INPUT:
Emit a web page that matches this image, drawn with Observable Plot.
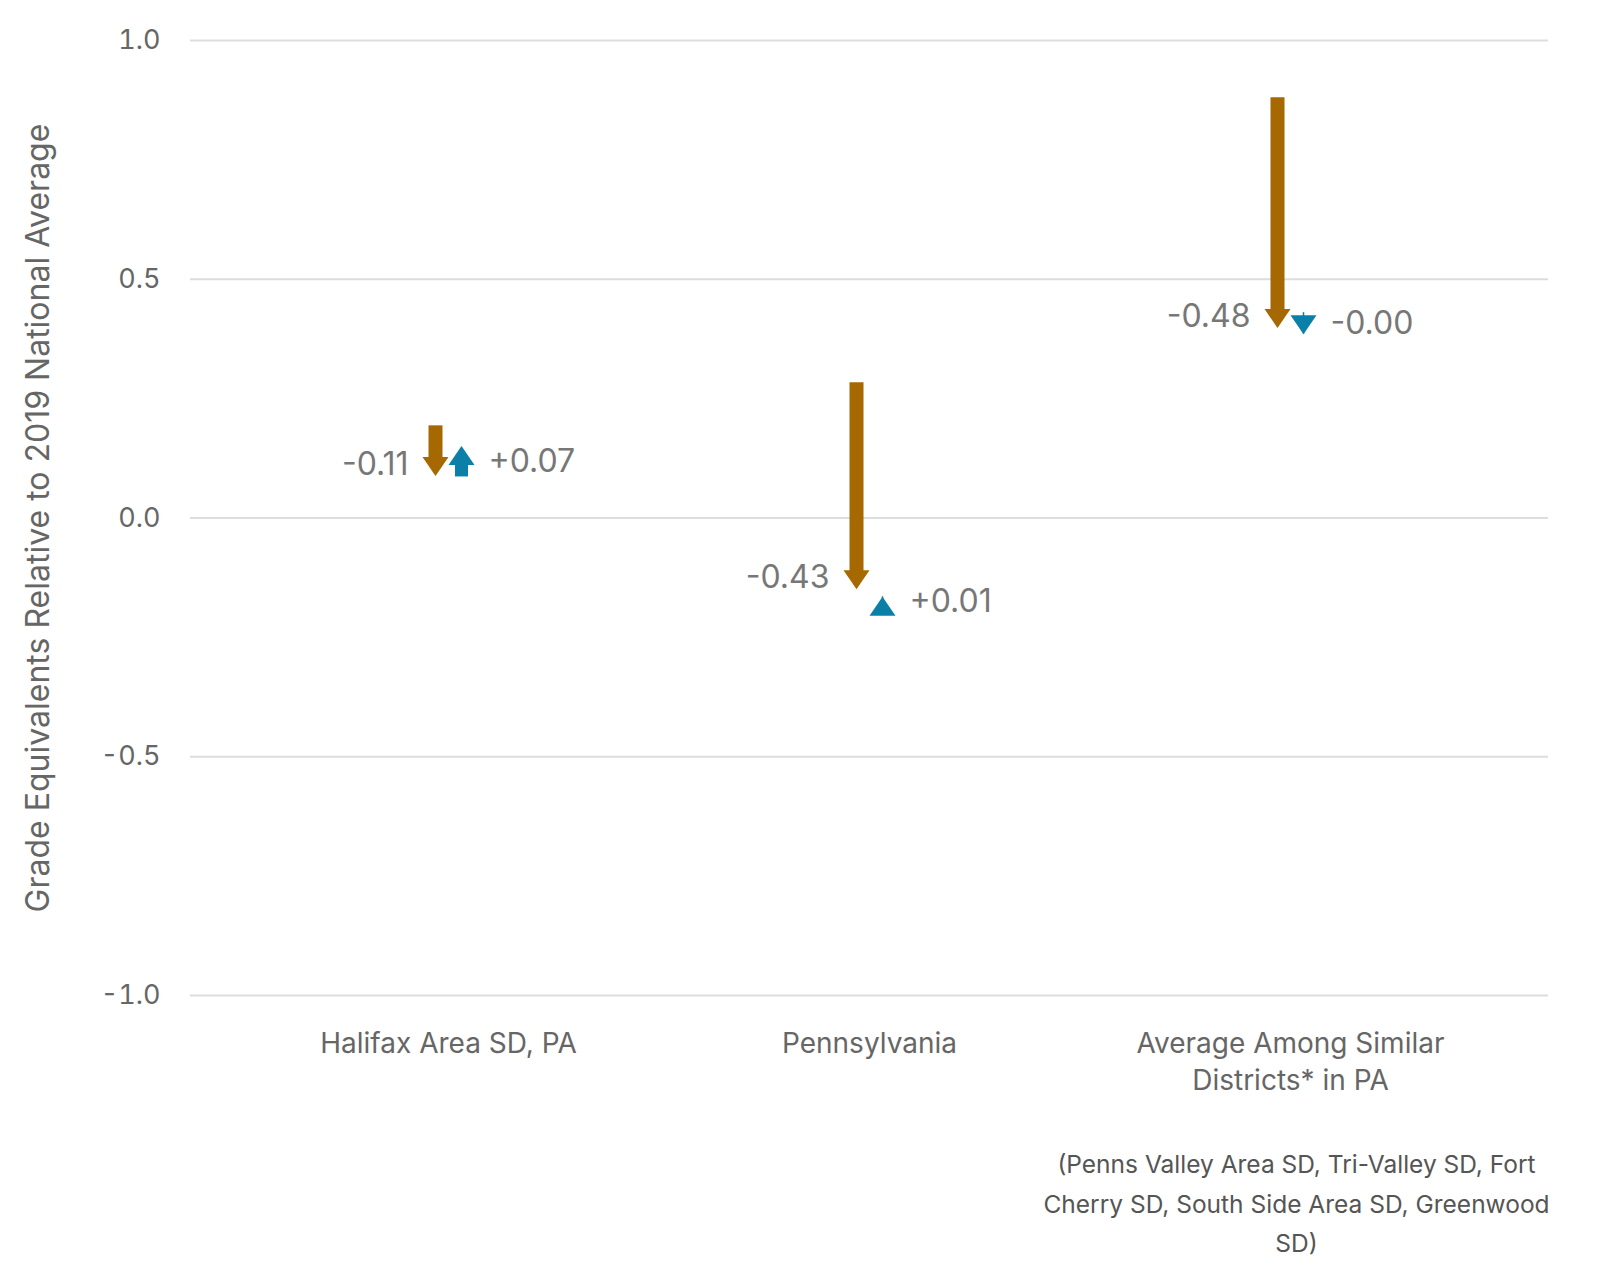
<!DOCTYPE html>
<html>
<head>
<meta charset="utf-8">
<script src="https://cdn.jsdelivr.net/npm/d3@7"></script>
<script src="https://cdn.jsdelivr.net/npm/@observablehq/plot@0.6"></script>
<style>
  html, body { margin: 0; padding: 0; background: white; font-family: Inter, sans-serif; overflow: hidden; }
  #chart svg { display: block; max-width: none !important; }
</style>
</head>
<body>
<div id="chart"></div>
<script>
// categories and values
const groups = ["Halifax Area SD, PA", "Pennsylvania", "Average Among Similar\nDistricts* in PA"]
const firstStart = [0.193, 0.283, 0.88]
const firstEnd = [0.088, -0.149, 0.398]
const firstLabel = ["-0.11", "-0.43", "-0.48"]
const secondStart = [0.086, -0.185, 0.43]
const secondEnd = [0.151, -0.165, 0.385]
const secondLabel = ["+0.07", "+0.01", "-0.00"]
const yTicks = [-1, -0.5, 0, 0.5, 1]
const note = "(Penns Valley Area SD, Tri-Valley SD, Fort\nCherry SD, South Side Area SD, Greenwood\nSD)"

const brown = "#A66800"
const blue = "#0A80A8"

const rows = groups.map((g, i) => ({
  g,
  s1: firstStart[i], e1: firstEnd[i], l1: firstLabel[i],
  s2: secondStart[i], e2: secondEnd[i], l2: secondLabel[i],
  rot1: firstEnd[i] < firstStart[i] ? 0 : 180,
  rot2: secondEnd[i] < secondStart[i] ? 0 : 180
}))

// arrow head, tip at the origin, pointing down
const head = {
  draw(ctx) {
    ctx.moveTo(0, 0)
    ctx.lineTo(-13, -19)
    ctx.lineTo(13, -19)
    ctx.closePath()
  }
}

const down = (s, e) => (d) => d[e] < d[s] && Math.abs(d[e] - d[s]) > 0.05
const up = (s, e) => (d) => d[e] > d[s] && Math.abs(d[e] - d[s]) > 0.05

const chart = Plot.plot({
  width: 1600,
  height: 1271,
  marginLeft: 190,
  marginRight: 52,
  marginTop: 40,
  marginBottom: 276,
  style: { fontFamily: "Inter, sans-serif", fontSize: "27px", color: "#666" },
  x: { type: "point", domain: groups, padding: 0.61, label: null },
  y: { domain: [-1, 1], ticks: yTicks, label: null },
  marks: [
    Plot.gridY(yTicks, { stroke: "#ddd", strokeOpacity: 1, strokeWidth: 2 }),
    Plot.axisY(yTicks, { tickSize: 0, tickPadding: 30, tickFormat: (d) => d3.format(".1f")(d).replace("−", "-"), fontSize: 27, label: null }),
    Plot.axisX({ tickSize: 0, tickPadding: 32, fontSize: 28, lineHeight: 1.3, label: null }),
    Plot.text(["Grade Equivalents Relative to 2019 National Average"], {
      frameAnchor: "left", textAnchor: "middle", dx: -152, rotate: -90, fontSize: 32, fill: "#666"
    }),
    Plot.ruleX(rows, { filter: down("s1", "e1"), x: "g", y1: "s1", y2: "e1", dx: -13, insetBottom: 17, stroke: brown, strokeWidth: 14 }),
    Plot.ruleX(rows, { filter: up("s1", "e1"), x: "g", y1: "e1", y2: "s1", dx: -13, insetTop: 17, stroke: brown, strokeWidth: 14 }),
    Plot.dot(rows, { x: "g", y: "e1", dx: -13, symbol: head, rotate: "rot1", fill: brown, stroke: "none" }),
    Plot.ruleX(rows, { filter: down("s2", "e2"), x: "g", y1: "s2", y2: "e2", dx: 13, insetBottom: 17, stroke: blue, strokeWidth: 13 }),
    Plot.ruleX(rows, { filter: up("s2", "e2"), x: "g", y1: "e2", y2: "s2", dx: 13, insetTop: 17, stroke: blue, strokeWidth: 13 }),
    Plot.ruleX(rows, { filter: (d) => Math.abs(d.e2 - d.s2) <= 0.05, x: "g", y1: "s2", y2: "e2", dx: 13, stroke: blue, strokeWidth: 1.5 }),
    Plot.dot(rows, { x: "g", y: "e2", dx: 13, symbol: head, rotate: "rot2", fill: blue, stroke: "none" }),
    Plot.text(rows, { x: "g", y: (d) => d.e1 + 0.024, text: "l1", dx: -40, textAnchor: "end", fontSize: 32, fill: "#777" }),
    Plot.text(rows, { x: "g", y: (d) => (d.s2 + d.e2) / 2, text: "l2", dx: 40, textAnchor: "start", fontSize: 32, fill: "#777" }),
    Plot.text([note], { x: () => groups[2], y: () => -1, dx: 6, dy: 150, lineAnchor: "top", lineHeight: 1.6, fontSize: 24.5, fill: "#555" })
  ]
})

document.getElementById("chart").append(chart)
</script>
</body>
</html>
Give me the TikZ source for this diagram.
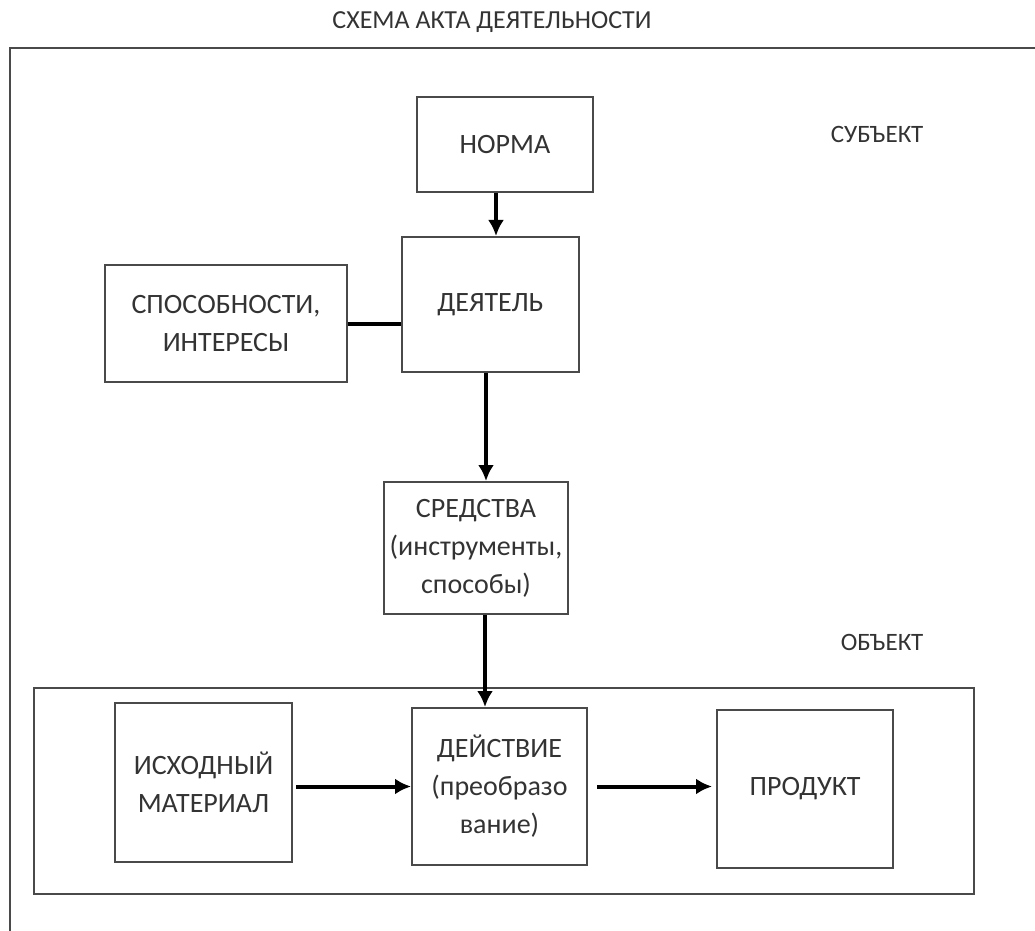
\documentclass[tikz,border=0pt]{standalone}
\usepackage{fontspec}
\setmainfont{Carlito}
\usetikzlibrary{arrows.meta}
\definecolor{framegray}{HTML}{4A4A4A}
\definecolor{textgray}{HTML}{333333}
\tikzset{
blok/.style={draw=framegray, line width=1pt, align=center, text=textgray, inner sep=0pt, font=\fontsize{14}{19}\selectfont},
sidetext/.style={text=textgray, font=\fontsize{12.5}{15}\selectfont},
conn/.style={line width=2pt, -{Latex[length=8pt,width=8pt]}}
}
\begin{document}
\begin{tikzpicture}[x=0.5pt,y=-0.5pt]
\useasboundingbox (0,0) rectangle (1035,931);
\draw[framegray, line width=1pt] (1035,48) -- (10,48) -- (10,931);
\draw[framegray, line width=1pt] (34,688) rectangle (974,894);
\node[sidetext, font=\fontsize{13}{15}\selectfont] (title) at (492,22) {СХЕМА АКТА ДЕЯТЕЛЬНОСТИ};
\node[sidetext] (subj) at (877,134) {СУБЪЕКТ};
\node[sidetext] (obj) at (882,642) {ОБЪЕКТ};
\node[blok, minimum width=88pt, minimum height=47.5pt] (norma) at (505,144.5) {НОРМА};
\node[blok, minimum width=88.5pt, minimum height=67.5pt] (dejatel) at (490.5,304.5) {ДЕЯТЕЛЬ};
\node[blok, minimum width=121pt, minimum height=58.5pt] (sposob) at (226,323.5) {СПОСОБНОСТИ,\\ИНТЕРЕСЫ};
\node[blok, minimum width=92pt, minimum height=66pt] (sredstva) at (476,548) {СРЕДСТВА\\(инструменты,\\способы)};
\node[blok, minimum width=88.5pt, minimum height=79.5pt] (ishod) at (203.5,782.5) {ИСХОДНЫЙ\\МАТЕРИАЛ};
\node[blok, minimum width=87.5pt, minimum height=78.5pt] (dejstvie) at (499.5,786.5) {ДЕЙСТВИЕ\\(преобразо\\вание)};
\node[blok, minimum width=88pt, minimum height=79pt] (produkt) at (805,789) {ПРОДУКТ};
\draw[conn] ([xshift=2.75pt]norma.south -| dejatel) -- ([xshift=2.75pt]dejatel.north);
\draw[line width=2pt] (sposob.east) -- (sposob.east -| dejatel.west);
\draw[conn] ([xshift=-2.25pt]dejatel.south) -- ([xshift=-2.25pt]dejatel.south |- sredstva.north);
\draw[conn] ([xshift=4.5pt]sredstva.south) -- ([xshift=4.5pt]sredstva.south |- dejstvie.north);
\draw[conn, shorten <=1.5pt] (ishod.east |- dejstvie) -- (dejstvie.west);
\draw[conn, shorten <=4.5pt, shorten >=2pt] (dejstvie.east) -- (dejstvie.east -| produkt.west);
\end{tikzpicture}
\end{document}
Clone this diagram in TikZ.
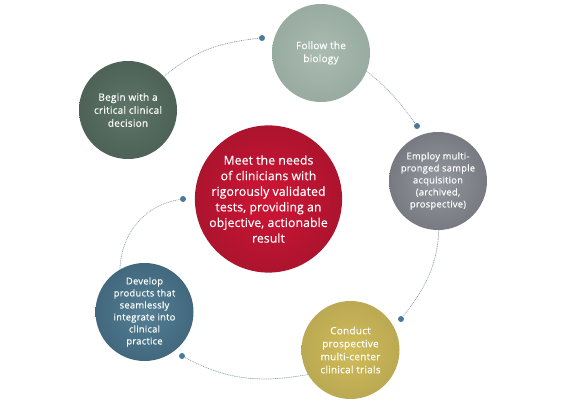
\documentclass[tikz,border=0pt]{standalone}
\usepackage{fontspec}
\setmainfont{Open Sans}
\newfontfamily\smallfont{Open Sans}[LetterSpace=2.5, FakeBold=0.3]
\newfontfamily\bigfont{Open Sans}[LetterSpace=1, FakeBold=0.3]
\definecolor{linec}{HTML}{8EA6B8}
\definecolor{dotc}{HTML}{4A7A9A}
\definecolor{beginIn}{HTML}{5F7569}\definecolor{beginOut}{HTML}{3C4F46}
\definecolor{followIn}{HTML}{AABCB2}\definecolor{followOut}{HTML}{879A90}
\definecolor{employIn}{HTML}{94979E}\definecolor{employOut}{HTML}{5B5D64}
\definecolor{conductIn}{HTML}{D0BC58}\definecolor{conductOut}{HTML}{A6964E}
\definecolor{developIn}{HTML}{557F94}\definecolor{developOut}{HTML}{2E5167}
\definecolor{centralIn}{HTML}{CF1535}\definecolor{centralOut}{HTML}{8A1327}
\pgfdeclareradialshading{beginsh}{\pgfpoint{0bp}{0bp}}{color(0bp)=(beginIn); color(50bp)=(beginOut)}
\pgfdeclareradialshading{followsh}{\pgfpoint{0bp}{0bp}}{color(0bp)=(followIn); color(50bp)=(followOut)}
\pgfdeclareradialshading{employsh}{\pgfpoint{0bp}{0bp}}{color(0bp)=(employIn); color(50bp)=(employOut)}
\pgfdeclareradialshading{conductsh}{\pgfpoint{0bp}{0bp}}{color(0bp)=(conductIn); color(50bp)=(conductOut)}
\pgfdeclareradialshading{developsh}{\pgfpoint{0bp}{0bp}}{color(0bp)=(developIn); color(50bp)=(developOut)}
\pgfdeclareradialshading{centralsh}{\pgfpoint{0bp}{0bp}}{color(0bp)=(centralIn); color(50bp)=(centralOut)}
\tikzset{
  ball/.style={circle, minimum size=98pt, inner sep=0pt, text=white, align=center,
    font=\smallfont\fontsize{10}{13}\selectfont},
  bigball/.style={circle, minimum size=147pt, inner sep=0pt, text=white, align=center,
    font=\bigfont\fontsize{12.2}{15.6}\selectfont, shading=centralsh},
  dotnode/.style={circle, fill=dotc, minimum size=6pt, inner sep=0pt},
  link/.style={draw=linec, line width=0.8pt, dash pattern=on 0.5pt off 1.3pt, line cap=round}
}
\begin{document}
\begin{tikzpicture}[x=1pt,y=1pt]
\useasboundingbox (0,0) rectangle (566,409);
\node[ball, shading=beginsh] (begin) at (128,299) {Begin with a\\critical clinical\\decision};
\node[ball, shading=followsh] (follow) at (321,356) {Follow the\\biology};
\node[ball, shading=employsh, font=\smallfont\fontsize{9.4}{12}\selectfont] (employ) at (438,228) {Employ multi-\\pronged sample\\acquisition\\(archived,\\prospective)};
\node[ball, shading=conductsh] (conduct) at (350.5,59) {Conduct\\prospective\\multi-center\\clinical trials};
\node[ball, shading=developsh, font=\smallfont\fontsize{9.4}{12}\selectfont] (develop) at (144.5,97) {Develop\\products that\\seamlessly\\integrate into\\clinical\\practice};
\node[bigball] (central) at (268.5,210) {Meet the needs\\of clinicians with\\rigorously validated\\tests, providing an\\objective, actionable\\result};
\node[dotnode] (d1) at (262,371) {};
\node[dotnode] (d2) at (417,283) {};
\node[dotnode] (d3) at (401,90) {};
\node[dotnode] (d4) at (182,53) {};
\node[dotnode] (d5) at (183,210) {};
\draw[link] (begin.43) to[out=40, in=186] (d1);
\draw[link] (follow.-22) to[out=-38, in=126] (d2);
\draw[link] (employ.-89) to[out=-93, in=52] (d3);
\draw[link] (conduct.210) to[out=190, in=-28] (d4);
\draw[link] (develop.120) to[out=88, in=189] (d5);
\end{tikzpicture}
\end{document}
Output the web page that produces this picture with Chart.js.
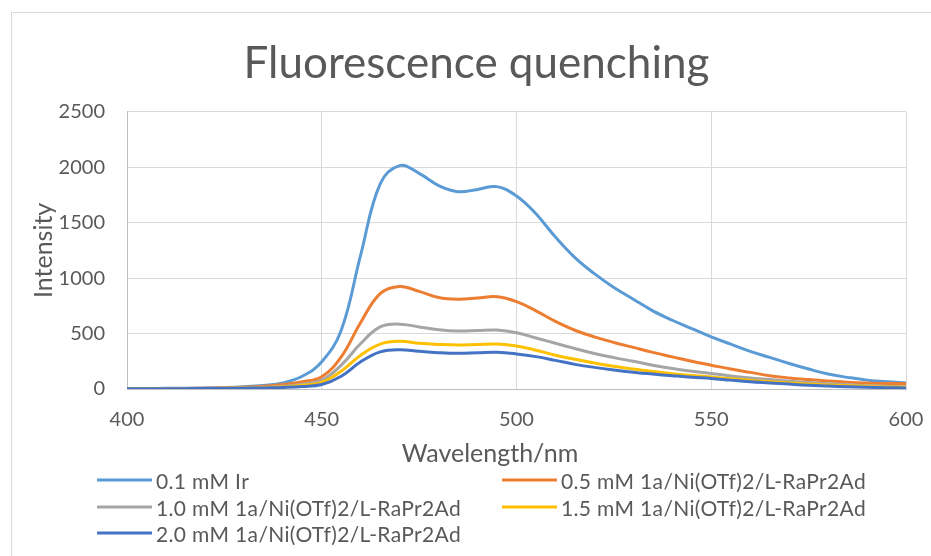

WRITTEN TASK: Examine the entries and report how many of their lines contain the string "that", giving no more than the number.

EXERCISE RESPONSE: 3